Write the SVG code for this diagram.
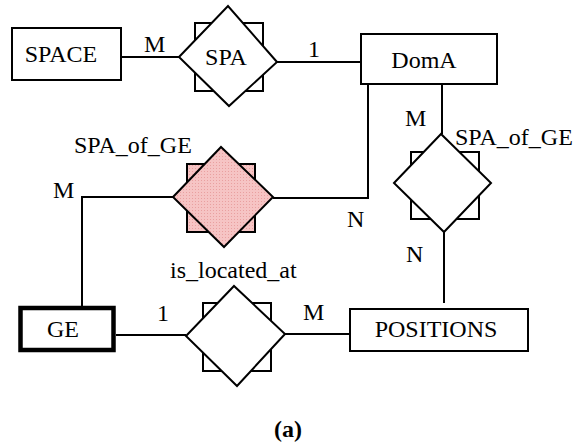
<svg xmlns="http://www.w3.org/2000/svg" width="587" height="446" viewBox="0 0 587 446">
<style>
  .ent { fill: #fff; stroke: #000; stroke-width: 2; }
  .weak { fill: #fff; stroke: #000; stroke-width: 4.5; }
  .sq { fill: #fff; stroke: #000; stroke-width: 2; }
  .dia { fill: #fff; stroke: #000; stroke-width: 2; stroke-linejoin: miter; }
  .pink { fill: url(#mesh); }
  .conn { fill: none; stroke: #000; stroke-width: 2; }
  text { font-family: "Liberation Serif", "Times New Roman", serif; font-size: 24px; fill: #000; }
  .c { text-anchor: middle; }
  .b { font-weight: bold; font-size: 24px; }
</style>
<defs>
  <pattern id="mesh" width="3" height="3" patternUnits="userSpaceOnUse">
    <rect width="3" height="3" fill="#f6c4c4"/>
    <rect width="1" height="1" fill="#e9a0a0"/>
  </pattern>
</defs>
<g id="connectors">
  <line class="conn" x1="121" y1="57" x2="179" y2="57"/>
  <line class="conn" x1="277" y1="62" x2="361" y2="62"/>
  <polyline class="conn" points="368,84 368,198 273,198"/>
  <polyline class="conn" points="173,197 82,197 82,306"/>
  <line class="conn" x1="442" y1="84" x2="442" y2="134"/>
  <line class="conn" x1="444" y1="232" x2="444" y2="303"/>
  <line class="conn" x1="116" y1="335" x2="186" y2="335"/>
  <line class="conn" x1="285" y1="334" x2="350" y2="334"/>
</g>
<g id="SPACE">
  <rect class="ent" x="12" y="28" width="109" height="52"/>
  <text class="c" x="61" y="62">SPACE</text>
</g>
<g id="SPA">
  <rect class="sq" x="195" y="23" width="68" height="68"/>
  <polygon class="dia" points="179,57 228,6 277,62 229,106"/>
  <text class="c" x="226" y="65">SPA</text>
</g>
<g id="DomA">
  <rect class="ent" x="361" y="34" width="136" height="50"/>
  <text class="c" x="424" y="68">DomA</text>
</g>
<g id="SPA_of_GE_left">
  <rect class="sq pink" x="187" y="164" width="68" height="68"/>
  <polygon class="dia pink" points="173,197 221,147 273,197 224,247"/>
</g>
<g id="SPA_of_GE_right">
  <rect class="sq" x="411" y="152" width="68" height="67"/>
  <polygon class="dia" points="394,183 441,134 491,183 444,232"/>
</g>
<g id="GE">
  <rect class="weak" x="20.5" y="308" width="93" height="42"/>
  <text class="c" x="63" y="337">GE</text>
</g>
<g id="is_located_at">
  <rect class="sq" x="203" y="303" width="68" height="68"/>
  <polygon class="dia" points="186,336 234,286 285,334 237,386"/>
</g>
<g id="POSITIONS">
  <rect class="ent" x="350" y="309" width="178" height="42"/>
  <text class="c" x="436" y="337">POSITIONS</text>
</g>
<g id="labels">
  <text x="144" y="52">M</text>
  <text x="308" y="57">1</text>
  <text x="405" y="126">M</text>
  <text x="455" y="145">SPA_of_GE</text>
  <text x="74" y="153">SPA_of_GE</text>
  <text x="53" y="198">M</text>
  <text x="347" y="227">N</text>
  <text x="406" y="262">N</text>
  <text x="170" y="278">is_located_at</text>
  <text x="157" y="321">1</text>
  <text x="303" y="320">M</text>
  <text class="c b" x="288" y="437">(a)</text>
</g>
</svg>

INSTRUCTIONS TO FOLLOW | Omit the pictures, and quote the material above exactly as given.

EXERCISE RESPONSE |
Write the SVG code for this diagram.
<svg xmlns="http://www.w3.org/2000/svg" width="587" height="446" viewBox="0 0 587 446">
<style>
  .ent { fill: #fff; stroke: #000; stroke-width: 2; }
  .weak { fill: #fff; stroke: #000; stroke-width: 4.5; }
  .sq { fill: #fff; stroke: #000; stroke-width: 2; }
  .dia { fill: #fff; stroke: #000; stroke-width: 2; stroke-linejoin: miter; }
  .pink { fill: url(#mesh); }
  .conn { fill: none; stroke: #000; stroke-width: 2; }
  text { font-family: "Liberation Serif", "Times New Roman", serif; font-size: 24px; fill: #000; }
  .c { text-anchor: middle; }
  .b { font-weight: bold; font-size: 24px; }
</style>
<defs>
  <pattern id="mesh" width="3" height="3" patternUnits="userSpaceOnUse">
    <rect width="3" height="3" fill="#f6c4c4"/>
    <rect width="1" height="1" fill="#e9a0a0"/>
  </pattern>
</defs>
<g id="connectors">
  <line class="conn" x1="121" y1="57" x2="179" y2="57"/>
  <line class="conn" x1="277" y1="62" x2="361" y2="62"/>
  <polyline class="conn" points="368,84 368,198 273,198"/>
  <polyline class="conn" points="173,197 82,197 82,306"/>
  <line class="conn" x1="442" y1="84" x2="442" y2="134"/>
  <line class="conn" x1="444" y1="232" x2="444" y2="303"/>
  <line class="conn" x1="116" y1="335" x2="186" y2="335"/>
  <line class="conn" x1="285" y1="334" x2="350" y2="334"/>
</g>
<g id="SPACE">
  <rect class="ent" x="12" y="28" width="109" height="52"/>
  <text class="c" x="61" y="62">SPACE</text>
</g>
<g id="SPA">
  <rect class="sq" x="195" y="23" width="68" height="68"/>
  <polygon class="dia" points="179,57 228,6 277,62 229,106"/>
  <text class="c" x="226" y="65">SPA</text>
</g>
<g id="DomA">
  <rect class="ent" x="361" y="34" width="136" height="50"/>
  <text class="c" x="424" y="68">DomA</text>
</g>
<g id="SPA_of_GE_left">
  <rect class="sq pink" x="187" y="164" width="68" height="68"/>
  <polygon class="dia pink" points="173,197 221,147 273,197 224,247"/>
</g>
<g id="SPA_of_GE_right">
  <rect class="sq" x="411" y="152" width="68" height="67"/>
  <polygon class="dia" points="394,183 441,134 491,183 444,232"/>
</g>
<g id="GE">
  <rect class="weak" x="20.5" y="308" width="93" height="42"/>
  <text class="c" x="63" y="337">GE</text>
</g>
<g id="is_located_at">
  <rect class="sq" x="203" y="303" width="68" height="68"/>
  <polygon class="dia" points="186,336 234,286 285,334 237,386"/>
</g>
<g id="POSITIONS">
  <rect class="ent" x="350" y="309" width="178" height="42"/>
  <text class="c" x="436" y="337">POSITIONS</text>
</g>
<g id="labels">
  <text x="144" y="52">M</text>
  <text x="308" y="57">1</text>
  <text x="405" y="126">M</text>
  <text x="455" y="145">SPA_of_GE</text>
  <text x="74" y="153">SPA_of_GE</text>
  <text x="53" y="198">M</text>
  <text x="347" y="227">N</text>
  <text x="406" y="262">N</text>
  <text x="170" y="278">is_located_at</text>
  <text x="157" y="321">1</text>
  <text x="303" y="320">M</text>
  <text class="c b" x="288" y="437">(a)</text>
</g>
</svg>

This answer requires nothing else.